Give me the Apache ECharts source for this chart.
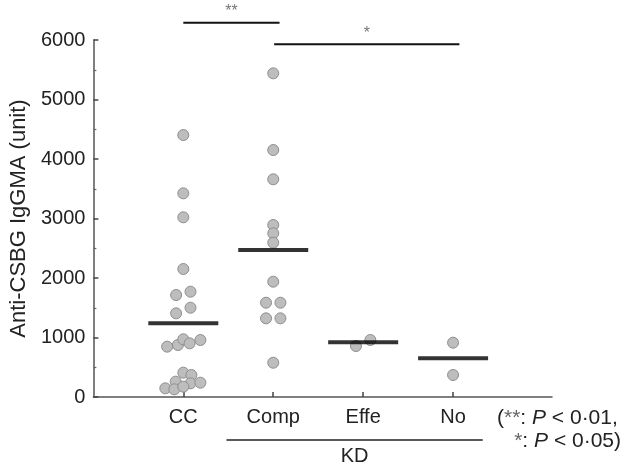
<!DOCTYPE html>
<html><head><meta charset="utf-8">
<script src="https://cdn.jsdelivr.net/npm/echarts@6/dist/echarts.min.js"></script>
<style>html,body{margin:0;padding:0;background:#fff}#c{width:628px;height:470px}</style>
</head><body><div id="c"></div>
<script>
// ---- data ----
const categories = ['CC', 'Comp', 'Effe', 'No'];
const yTickValues = [0, 1000, 2000, 3000, 4000, 5000, 6000];
const ccValues   = [4403, 3423, 3020, 2151, 1770, 1714, 1501, 1406, 846, 874, 970, 902, 958, 409, 370, 258, 230, 241, 146, 129, 174];
const ccJitter   = [0, 0, 0, 0, 0.08, -0.08, 0.08, -0.08, -0.18, -0.06, 0, 0.07, 0.19, 0, 0.09, -0.085, 0.08, 0.19, -0.2, -0.1, 0];
const compValues = [5440, 4151, 3659, 2891, 2751, 2594, 1938, 1585, 1585, 1322, 1322, 576];
const compJitter = [0, 0, 0, 0, 0, 0, 0, -0.08, 0.08, -0.08, 0.08, 0];
const effeValues = [857, 958];
const effeJitter = [-0.08, 0.08];
const noValues   = [913, 370];
const noJitter   = [0, 0];
const meanValues = [1238, 2471, 919, 650];
const sigLabels  = ['**', '*'];
const sigFrom    = [1, 2.01];
const sigTo      = [2.07, 4.07];
const sigLevel   = [6290, 5930];
const groupLabel = 'KD';
const yName = 'Anti-CSBG IgGMA (unit)';

const FONT = '"Liberation Sans", Arial, Helvetica, sans-serif';
const groups = [[ccValues, ccJitter], [compValues, compJitter], [effeValues, effeJitter], [noValues, noJitter]];
const pointData = [];
groups.forEach((g, i) => g[0].forEach((v, j) => pointData.push([i + 1 + g[1][j], v])));
const meanData = meanValues.map((v, i) => [i + 1, v]);

const chart = echarts.init(document.getElementById('c'));
chart.setOption({
  animation: false,
  backgroundColor: '#fff',
  grid: { left: 90, right: 76, top: 40, bottom: 73 },
  xAxis: {
    type: 'value', min: 0, max: 5.1, interval: 1,
    splitLine: { show: false },
    axisLine: { lineStyle: { color: '#555', width: 1.5 } },
    axisTick: { inside: true, length: 5, customValues: [1, 2, 3, 4], lineStyle: { color: '#444', width: 1.5 } },
    axisLabel: { customValues: [1, 2, 3, 4], formatter: v => categories[Math.round(v) - 1] || '',
      fontFamily: FONT, fontSize: 20, color: '#222', margin: 10 }
  },
  yAxis: {
    type: 'value', min: 0, max: 6000, interval: 1000,
    name: yName, nameLocation: 'middle', nameGap: 59,
    nameTextStyle: { fontFamily: FONT, fontSize: 22, color: '#222' },
    splitLine: { show: false },
    axisLine: { show: true, lineStyle: { color: '#555', width: 1.5 } },
    axisTick: { inside: true, length: 5, lineStyle: { color: '#444', width: 1.5 } },
    minorTick: { show: true, splitNumber: 2, length: 3, lineStyle: { color: '#666', width: 1.2 } },
    axisLabel: { fontFamily: FONT, fontSize: 20, color: '#222', margin: 8,
      customValues: yTickValues, formatter: v => String(v) }
  },
  series: [
    { type: 'scatter', data: pointData, symbolSize: 11,
      itemStyle: { color: '#bdbdbd', borderColor: '#8e8e8e', borderWidth: 1, opacity: 1 }, z: 2 },
    { type: 'scatter', data: meanData, symbol: 'rect', symbolSize: [70, 4],
      itemStyle: { color: '#000' }, z: 3 }
  ]
});

function px(x, y) { return chart.convertToPixel({ gridIndex: 0 }, [x, y]); }
const graphics = [];
sigLabels.forEach((lab, i) => {
  const a = px(sigFrom[i], sigLevel[i]), b = px(sigTo[i], sigLevel[i]);
  graphics.push({ type: 'line', shape: { x1: a[0], y1: a[1], x2: b[0], y2: b[1] }, style: { stroke: '#111', lineWidth: 2 } });
  graphics.push({ type: 'text', x: (a[0] + b[0]) / 2, y: a[1] - 3,
    style: { text: lab, fontFamily: FONT, fontSize: 16, fill: '#777', textAlign: 'center', textVerticalAlign: 'bottom' } });
});
const k1 = px(1.48, 0), k2 = px(4.33, 0);
const kdY = k1[1] + 43;
graphics.push({ type: 'line', shape: { x1: k1[0], y1: kdY, x2: k2[0], y2: kdY }, style: { stroke: '#222', lineWidth: 1.5 } });
graphics.push({ type: 'text', x: (k1[0] + k2[0]) / 2, y: kdY + 6,
  style: { text: groupLabel, fontFamily: FONT, fontSize: 20, fill: '#222', textAlign: 'center', textVerticalAlign: 'top' } });
graphics.push({ type: 'text', x: 497, y: k1[1] + 21,
  style: { text: '({s|**}: {i|P} < 0·01,', fontFamily: FONT, fontSize: 21, fill: '#222', textAlign: 'left', textVerticalAlign: 'middle',
    rich: { i: { fontStyle: 'italic', fontFamily: FONT, fontSize: 21, fill: '#222' }, s: { fontFamily: FONT, fontSize: 21, fill: '#666' } } } });
graphics.push({ type: 'text', x: 621, y: k1[1] + 44,
  style: { text: '{s|*}: {i|P} < 0·05)', fontFamily: FONT, fontSize: 21, fill: '#222', textAlign: 'right', textVerticalAlign: 'middle',
    rich: { i: { fontStyle: 'italic', fontFamily: FONT, fontSize: 21, fill: '#222' }, s: { fontFamily: FONT, fontSize: 21, fill: '#666' } } } });
chart.setOption({ graphic: graphics });
</script></body></html>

#### To be done
Write out exactly the opening lines of the data, stopping after the line that holds "const meanData = meanValues.map((v, i)". Exclude pictures.

#### Full solution
Give me the Apache ECharts source for this chart.
<!DOCTYPE html>
<html><head><meta charset="utf-8">
<script src="https://cdn.jsdelivr.net/npm/echarts@6/dist/echarts.min.js"></script>
<style>html,body{margin:0;padding:0;background:#fff}#c{width:628px;height:470px}</style>
</head><body><div id="c"></div>
<script>
// ---- data ----
const categories = ['CC', 'Comp', 'Effe', 'No'];
const yTickValues = [0, 1000, 2000, 3000, 4000, 5000, 6000];
const ccValues   = [4403, 3423, 3020, 2151, 1770, 1714, 1501, 1406, 846, 874, 970, 902, 958, 409, 370, 258, 230, 241, 146, 129, 174];
const ccJitter   = [0, 0, 0, 0, 0.08, -0.08, 0.08, -0.08, -0.18, -0.06, 0, 0.07, 0.19, 0, 0.09, -0.085, 0.08, 0.19, -0.2, -0.1, 0];
const compValues = [5440, 4151, 3659, 2891, 2751, 2594, 1938, 1585, 1585, 1322, 1322, 576];
const compJitter = [0, 0, 0, 0, 0, 0, 0, -0.08, 0.08, -0.08, 0.08, 0];
const effeValues = [857, 958];
const effeJitter = [-0.08, 0.08];
const noValues   = [913, 370];
const noJitter   = [0, 0];
const meanValues = [1238, 2471, 919, 650];
const sigLabels  = ['**', '*'];
const sigFrom    = [1, 2.01];
const sigTo      = [2.07, 4.07];
const sigLevel   = [6290, 5930];
const groupLabel = 'KD';
const yName = 'Anti-CSBG IgGMA (unit)';

const FONT = '"Liberation Sans", Arial, Helvetica, sans-serif';
const groups = [[ccValues, ccJitter], [compValues, compJitter], [effeValues, effeJitter], [noValues, noJitter]];
const pointData = [];
groups.forEach((g, i) => g[0].forEach((v, j) => pointData.push([i + 1 + g[1][j], v])));
const meanData = meanValues.map((v, i) => [i + 1, v]);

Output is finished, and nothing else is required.